In the present, Tarkin (now a governor and in charge of Death Star) and Admiral Motti overlook the planet of Rango Tan. Tarkin has Motti telling the entire crew about the planet: Rango Tan is home to three major pre-hyperdrive civilizations of sentient beings not involved in the galactic civil war. The catch is that Tarkin is planning to continue testing the Death Star by firing on the planet.



But before the firing sequence could be completed, the operation is aborted. Some of 168 gunners necessary for the Death Star to fire have failed to complete their procedures. While Motti offers him the investigation, Tarkin wants to see all of them. While inspecting the gunners, Tarkin singles out Chief Gunner Endo Frant. He inspects the man and realizes that he has no scars on his body. When Tarkin bares his own body, we can see that it’s covered with scars.

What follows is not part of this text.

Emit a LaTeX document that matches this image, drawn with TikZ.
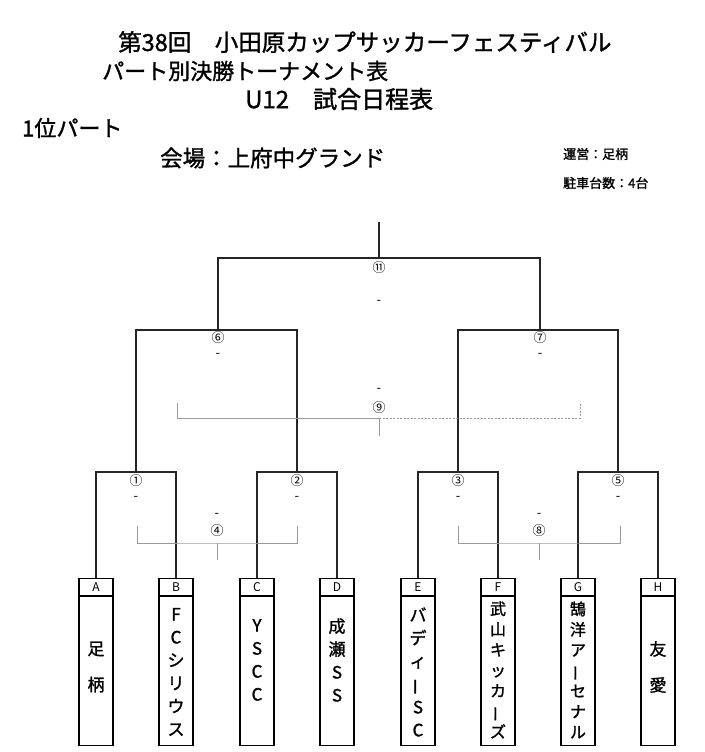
\documentclass[tikz,border=0pt]{standalone}
\usepackage{fontspec}
\setmainfont{Noto Sans CJK JP}
\newfontfamily\hb[FakeBold=1.3]{Noto Sans CJK JP}
\begin{document}
\begin{tikzpicture}[x=1pt,y=-1pt,
  br/.style={line width=1.1pt,black!85},
  gb/.style={line width=0.9pt,gray!80},
  gd/.style={line width=0.9pt,gray!80,dash pattern=on 2pt off 1.5pt},
  lbl/.style={inner sep=0pt,font=\fontsize{13}{13}\selectfont},
  team/.style={draw,line width=1.1pt,minimum width=34pt,minimum height=167pt,inner sep=0pt,anchor=north},
  hd/.style={inner sep=0pt,font=\fontsize{12}{12}\selectfont},
  nm/.style={inner sep=0pt,align=center},
  ti/.style={anchor=west,inner sep=0pt}]
\useasboundingbox (0,0) rectangle (704,752);
% header
\node[ti,font=\hb\fontsize{23.5}{23}\selectfont] (t1) at (118,42) {第38回　小田原カップサッカーフェスティバル};
\node[ti,font=\hb\fontsize{22}{22}\selectfont] (t2) at (102,71) {パート別決勝トーナメント表};
\node[ti,font=\hb\fontsize{24}{24}\selectfont] (t3) at (245,99) {U12　試合日程表};
\node[ti,font=\hb\fontsize{22}{22}\selectfont] (t4) at (22,128) {1位パート};
\node[ti,font=\hb\fontsize{22.5}{22}\selectfont] (t5) at (160,158) {会場：上府中グランド};
\node[ti,font=\hb\fontsize{13}{13}\selectfont] (t6) at (563,154) {運営：足柄};
\node[ti,font=\hb\fontsize{13}{13}\selectfont] (t7) at (563,183) {駐車台数：4台};
% teams
\foreach \n/\x/\l in {a/96/A,b/176/B,c/257/C,d/337/D,e/418/E,f/498/F,g/578/G,h/658/H}{
  \node[team] (\n) at (\x,578) {};
  \draw[line width=1.1pt] (\x-17,596) -- (\x+17,596);
  \node[hd] (\n l) at (\x,587) {\l};
}
\newcommand\vbar{\rotatebox[origin=c]{90}{ー}}
\node[nm,font=\hb\fontsize{17}{20}\selectfont] (an) at (96,667) {足\\[16pt]柄};
\node[nm,font=\hb\fontsize{17}{23}\selectfont] (bn) at (176,672) {F\\C\\シ\\リ\\ウ\\ス};
\node[nm,font=\hb\fontsize{17}{23}\selectfont] (cn) at (257,660) {Y\\S\\C\\C};
\node[nm,font=\hb\fontsize{17}{23}\selectfont] (dn) at (337,660) {成\\瀬\\S\\S};
\node[nm,font=\hb\fontsize{17}{23}\selectfont] (en) at (418,672) {バ\\デ\\ィ\\\vbar\\S\\C};
\node[nm,font=\hb\fontsize{16}{20.5}\selectfont] (fn) at (498,670) {武\\山\\キ\\ッ\\カ\\\vbar\\ズ};
\node[nm,font=\hb\fontsize{16}{20.5}\selectfont] (gn) at (578,670) {鵠\\洋\\ア\\\vbar\\セ\\ナ\\ル};
\node[nm,font=\hb\fontsize{17}{20}\selectfont] (hn) at (658,667) {友\\[16pt]愛};
% round 1
\foreach \m/\l/\r/\x/\k in {m1/a/b/136/①,m2/c/d/297/②,m3/e/f/458/③,m5/g/h/618/⑤}{
  \coordinate (\m) at (\x,472);
  \draw[br] (\l.north) |- (\m) -| (\r.north);
  \node[lbl] (\m c) at (\x,481) {\k};
  \node[lbl] (\m d) at (\x,498) {-};
}
% round 2
\coordinate (m6) at (218,330);
\coordinate (m7) at (540,330);
\draw[br] (m1) |- (m6) -| (m2);
\draw[br] (m3) |- (m7) -| (m5);
\node[lbl] (m6c) at (218,338) {⑥};
\node[lbl] (m6d) at (218,355) {-};
\node[lbl] (m7c) at (540,338) {⑦};
\node[lbl] (m7d) at (540,355) {-};
% final
\coordinate (m11) at (379,258);
\coordinate (top) at (379,222);
\draw[br] (m6) |- (m11) -| (m7);
\draw[br] (top) -- (m11);
\node[lbl] (m11c) at (379,268) {⑪};
\node[lbl] (m11d) at (379,302) {-};
% third place 9
\coordinate (p9) at (379,418);
\coordinate (p9l) at (177,403);
\coordinate (p9r) at (580,403);
\coordinate (p9b) at (379,436);
\draw[gb] (p9l) |- (p9);
\draw[gd] (p9) -| (p9r);
\draw[gb] (p9) -- (p9b);
\node[lbl] (m9c) at (379,408) {⑨};
\node[lbl] (m9d) at (379,390) {-};
% 4 and 8
\foreach \m/\x/\a/\b/\k in {m4/217/137/297/④,m8/539/458/620/⑧}{
  \coordinate (\m) at (\x,543);
  \coordinate (\m l) at (\a,526);
  \coordinate (\m r) at (\b,526);
  \coordinate (\m b) at (\x,560);
  \draw[gb] (\m l) |- (\m) -| (\m r);
  \draw[gb] (\m) -- (\m b);
  \node[lbl] (\m c) at (\x,531) {\k};
  \node[lbl] (\m d) at (\x,515) {-};
}
\end{tikzpicture}
\end{document}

He challenges the younger man to a fight; Frant would use vibro-blade, while he uses the weapon made of the fang from his home planet. If gunner survives, he would be blameless and promoted to captain. However, he cannot refuse to fight.



The fight is short and brutal: Frant cannot even land a single hit, while Tarkin fights with ferocity. However, the fight is just Tarkin’s fantasy – something he would really like to do to the men who have faltered at the prospect of destroying the entire planet, in spite of destroying both Jedha and Scariff.


If they are unable to follow orders, they could quit and be sent to labor colonies. This is their last warning.


A New Hope


Flash-forward to the events of A New Hope. Princess Leia Organa witnesses the destruction of Alderaan. After the successful test, Tarkin asks for a mission report, particularly for ‘blue flags’ – people who still hesitated in spite of his warning. They are brought in front of him; Frant is one of them. We learn that he was born on Alderaan and, while he initially denies that was the reason for his hesitation, he eventually challenges Tarkin: Would he destroy his home planet? Tarkin would, naturally, do his duty.



The men who have hesitated are unceremoniously spaced out of the airlock.


Back in his quarters, Tarkin relaxes at the end of the hard day’s work. The ritual dagger made of beast’s fang from Eriadu has a prominent place among his personal things.



Like most of the issues in the Age of… series, Grand Moff Tarkin does not reveal some significant, until-now-untold piece of a greater story. Rather than that, it offers deeper insight into the character as well as a reinterpretation of certain canon beats.


It was established that Tarkin’s harsh upbringing had given him an edge over his colleagues from Mid-Rim and Core worlds. According to everything we know, Tarkin had always respected the traditions of his people. He kept coming back to Eriadu even after his meteoric rise in the Empire.


Greg Pak writes and Marc Laming draws Tarkin that might harbor resentment towards the culture which forced him to fight alone, Tarkin whose loyalty to the Empire might not be unconnected with the order that forces everyone to work for the same goal. He is a man of contradictions, who is driven by personal ambition (he can’t help taking shots at Krennic even after man’s defeat) and individualism of his people, but demands unconditional loyalty for a monolithic fascist regime.


And that regime might not be as monolithic as he would like. Not every Imperial soldier has signed to support casual genocide, but they have participated in it – destroying both Jedha and Scarif. And it seems not all of them liked it. Their lack of compliance has only one answer: there is no mercy for these officers like there was no mercy for Tarkin back on his homeworld.



I really enjoyed Marc Laming’s art, especially his attention to details. The bright colors ( Jordan Boyd and Neeraj Menon) of Eriadu flashbacks as well as certain action scenes made this issues one of the more pleasing to read.


This series continues to be the winner for Marvel. It lives in its characters and even a monster like Tarkin can surprise you with the complexity of his motivation. While I recommend you to read the entire series, choosing your favorite characters and reading their individual issues might not be a bad way to go either.